Statistics on Ghana’s Educational System


Ghana’s spending on education has been around 25% of its annual budget in the past decade.

The Ghanaian education system from Kindergarten up to an undergraduate degree level takes about 17 years.

Ghana scored 1 on the UNESCO Gender Parity Index (GPI) for Primary and Secondary school levels in 2013. 

The adult literacy rate in Ghana was 79.04% in 2018, with males at 78.3% and females at 65.3%. Ghana’s rapid shift from an informal economy to formal economy made education an important political objective in Ghana. 

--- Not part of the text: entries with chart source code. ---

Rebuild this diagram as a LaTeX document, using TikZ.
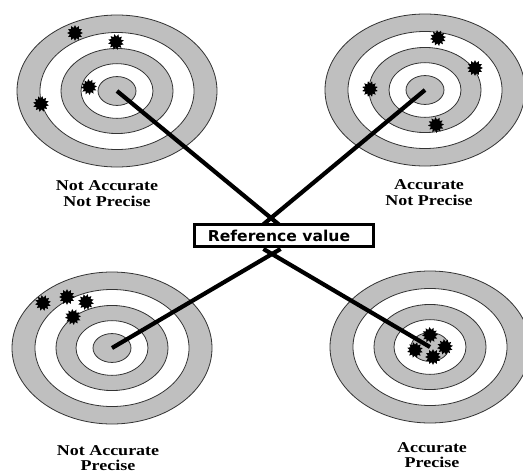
\documentclass[tikz,border=0pt]{standalone}
\usepackage{fontspec}
\newfontfamily\capfont{Liberation Serif}
\newfontfamily\boxfont{DejaVu Sans}
\usetikzlibrary{shapes.geometric,calc}

\tikzset{
	ring/.style={draw=black!80, line width=0.8pt},
	hit/.style={star, star points=12, star point ratio=1.5, fill=black, minimum size=16pt, inner sep=0pt},
	caption/.style={font=\capfont\bfseries\fontsize{15}{15.5}\selectfont, align=center, xscale=1.2},
	pointer/.style={line width=4.2pt, black},
	refbox/.style={draw, line width=3pt, fill=white, minimum width=179pt, minimum height=22pt, inner sep=0pt,
			font=\boxfont\bfseries\fontsize{15}{16}\selectfont},
}

\begin{document}
\begin{tikzpicture}[x=1pt, y=-1pt]
	\fill[white] (0,0) rectangle (523,474);
	\useasboundingbox (0,0) rectangle (523,474);

	% targets
	\foreach \cx/\cy/\name in {117/91/tl, 425/90/tr, 112/348/bl, 430/347/br} {
			\foreach \r/\c in {100/gray!50, 77/white, 56/gray!50, 36/white, 19/gray!50}
				\filldraw[ring, fill=\c] (\cx,\cy) ellipse [x radius=\r, y radius=0.76*\r];
			\coordinate (\name) at (\cx,\cy);
		}

	% hits
	\foreach \x/\y/\a [count=\i] in {75/33/0, 116/42/12, 89/87/5, 41/104/20,
				438/38/8, 475/68/0, 370/89/15, 436/125/4,
				43/303/10, 67/297/0, 86/302/18, 73/317/6,
				430/335/3, 415/350/14, 445/347/9, 433/357/0}
		\node[hit, rotate=\a] (hit\i) at (\x,\y) {};

	% captions
	\node[caption] (captl) at (107,193.5) {Not Accurate\\Not Precise};
	\node[caption] (captr) at (429,192.5) {Accurate\\Not Precise};
	\node[caption] (capbl) at (108,458) {Not Accurate\\Precise};
	\node[caption] (capbr) at (432,455) {Accurate\\Precise};

	% reference box and pointers
	\path (284,235.5) node[refbox, draw=none, fill=none] (ref) {};
	\coordinate (xt) at ([xshift=-13pt, yshift=5pt]ref.north);
	\coordinate (xb) at ([xshift=-12pt, yshift=-6pt]ref.south);
	\draw[pointer] (tl) -- ($(xt)!-10pt!(tl)$);
	\draw[pointer] (tr) -- ($(xt)!-10pt!(tr)$);
	\draw[pointer] (bl) -- ($(xb)!-10pt!(bl)$);
	\draw[pointer] (br) -- ($(xb)!-10pt!(br)$);
	\node[refbox] (refval) at (ref) {\hspace{-10pt}\scalebox{1.04}[1]{Reference value}};
\end{tikzpicture}
\end{document}
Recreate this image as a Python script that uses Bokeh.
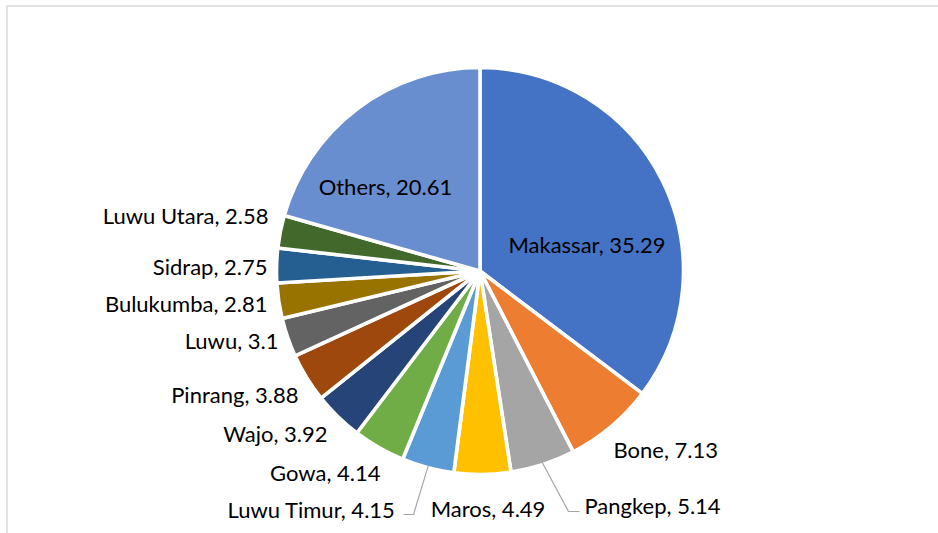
import numpy as np
from bokeh.plotting import figure
from bokeh.models import Range1d, ColumnDataSource
from bokeh.embed import file_html
from bokeh.resources import INLINE
from bokeh.core.properties import value

# ---------------- data ----------------
regions = ["Makassar", "Bone", "Pangkep", "Maros", "Luwu Timur", "Gowa", "Wajo",
           "Pinrang", "Luwu", "Bulukumba", "Sidrap", "Luwu Utara", "Others"]
shares = [35.29, 7.13, 5.14, 4.49, 4.15, 4.14, 3.92, 3.88, 3.1, 2.81, 2.75, 2.58, 20.61]
colors = ["#4472C4", "#ED7D31", "#A5A5A5", "#FFC000", "#5B9BD5", "#70AD47", "#264478",
          "#9E480E", "#636363", "#997300", "#255E91", "#43682B", "#698ED0"]

# ---------------- layout (page pixels) ----------------
W, H = 938, 533


def px(x):
    return x


def py(y):
    return H - y


CX, CY = 479.5, 270.5              # pie centre on the page
R = 203.5                          # pie radius (px)
EDGE_W = 3.6                       # white slice separator width
BORDER_X, BORDER_Y = 6.5, 5.5      # chart-area border (top and left visible)

# label anchor on page (x, y, align)
label_layout = {
    "Makassar":   (586.5, 244, "center"),
    "Bone":       (613, 449, "left"),
    "Pangkep":    (584, 505, "left"),
    "Maros":      (487.5, 508, "center"),
    "Luwu Timur": (395, 509, "right"),
    "Gowa":       (380, 472, "right"),
    "Wajo":       (327, 433, "right"),
    "Pinrang":    (298, 394, "right"),
    "Luwu":       (278, 340, "right"),
    "Bulukumba":  (267, 303, "right"),
    "Sidrap":     (267, 266, "right"),
    "Luwu Utara": (268, 215, "right"),
    "Others":     (385, 186, "center"),
}
# leader lines: (elbow, end) on page
leaders = {
    "Pangkep":    ((568, 511), (579, 511)),
    "Luwu Timur": ((413, 514), (403, 514)),
}

# ---------------- geometry ----------------
vals = np.array(shares, dtype=float)
total = vals.sum()
cum = np.concatenate([[0.0], np.cumsum(vals)]) / total
f0, f1 = cum[:-1], cum[1:]
start_angle = np.pi / 2 - 2 * np.pi * f1
end_angle = np.pi / 2 - 2 * np.pi * f0
mid = np.pi / 2 - np.pi * (f0 + f1)

src = ColumnDataSource(dict(start=start_angle, end=end_angle, color=colors))

p = figure(width=W, height=H, x_range=Range1d(0, W), y_range=Range1d(0, H),
           x_axis_type=None, y_axis_type=None, output_backend="svg",
           toolbar_location=None, min_border=0)
p.grid.visible = False
p.outline_line_color = None
p.background_fill_color = "white"
p.border_fill_color = "white"

# chart border (top and left visible)
p.line(x=[px(BORDER_X), px(BORDER_X), W], y=[0, py(BORDER_Y), py(BORDER_Y)],
       line_color="#D9D9D9", line_width=1.5)

p.wedge(x=px(CX), y=py(CY), radius=R, start_angle="start", end_angle="end",
        fill_color="color", line_color="white", line_width=EDGE_W, source=src)

# leader lines
lx, ly = [], []
for name, (elbow, end) in leaders.items():
    i = regions.index(name)
    r_edge = R - EDGE_W / 2
    sx = px(CX) + r_edge * np.cos(mid[i])
    sy = py(CY) + r_edge * np.sin(mid[i])
    lx.append([sx, px(elbow[0]), px(end[0])])
    ly.append([sy, py(elbow[1]), py(end[1])])
p.multi_line(xs=lx, ys=ly, line_color="#A6A6A6", line_width=1.2)

# labels
tx, ty, tt, ta = [], [], [], []
for name, v in zip(regions, shares):
    x, y, a = label_layout[name]
    tx.append(px(x))
    ty.append(py(y))
    tt.append(f"{name}, {v}")
    ta.append(a)
lsrc = ColumnDataSource(dict(x=tx, y=ty, text=tt, align=ta))
p.text(x="x", y="y", text="text", text_align="align", text_baseline="middle",
       text_font=value("Lato"), text_font_size="22px", text_color="#000000", source=lsrc)

open("out.html", "w").write(file_html(p, INLINE))
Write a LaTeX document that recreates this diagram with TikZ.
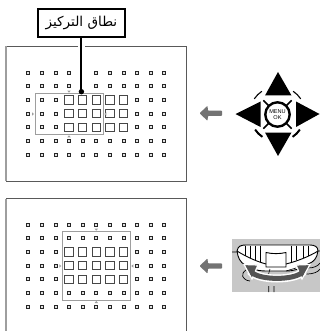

The magnitude of the task, as well as economic difficulties and political instabilities, have slowed down attempted reforms. The Education Act of 1987, followed by the Constitution of 1992, gave a new impulse to educational policies in the country. 

The primary school net enrollment rate was 84%, described by UNICEF as “far ahead” of the Sub-Saharan average. In its 2013–14 report, the World Economic Forum ranked Ghana 46th out of 148 countries for education system quality. 

In 2010, Ghana’s literacy rate was 71.5%, with a notable gap between men (78.3%) and women (65.3%). 

The Guardian newspaper disclosed in April 2015 that 90% of children in Ghana were enrolled in school, ahead of countries like Pakistan and Nigeria at 72% and 64% respectively. The youth female and male ages 15–24 years literacy rate in Ghana was 81% in 2010, with males at 82%, and females at 80%.

Since 2008, enrollment has continually increased at all level of education (pre-primary, primary, secondary and tertiary education). With 84% of its children in primary school, Ghana has a school enrollment “far ahead” of its Sub-Saharan neighbor’s. The number of infrastructures has increased consequently on the same period. Vocational Education (in “TVET institutes”, not including SHS vocational and technical programmes) is the only exception, with an enrollment decrease of 1.3% and the disappearance of more than 50 institutions between the years 2011/12 and 2012/2013. This drop would be the result of the low prestige of Vocational Education and the lack of demand from industry. 

Ministry of Education statistics showed 261,962 tertiary students during the 2011/2012 school year: 202,063 in the public sector and 59,899 in the private sector, attending 142 institutions.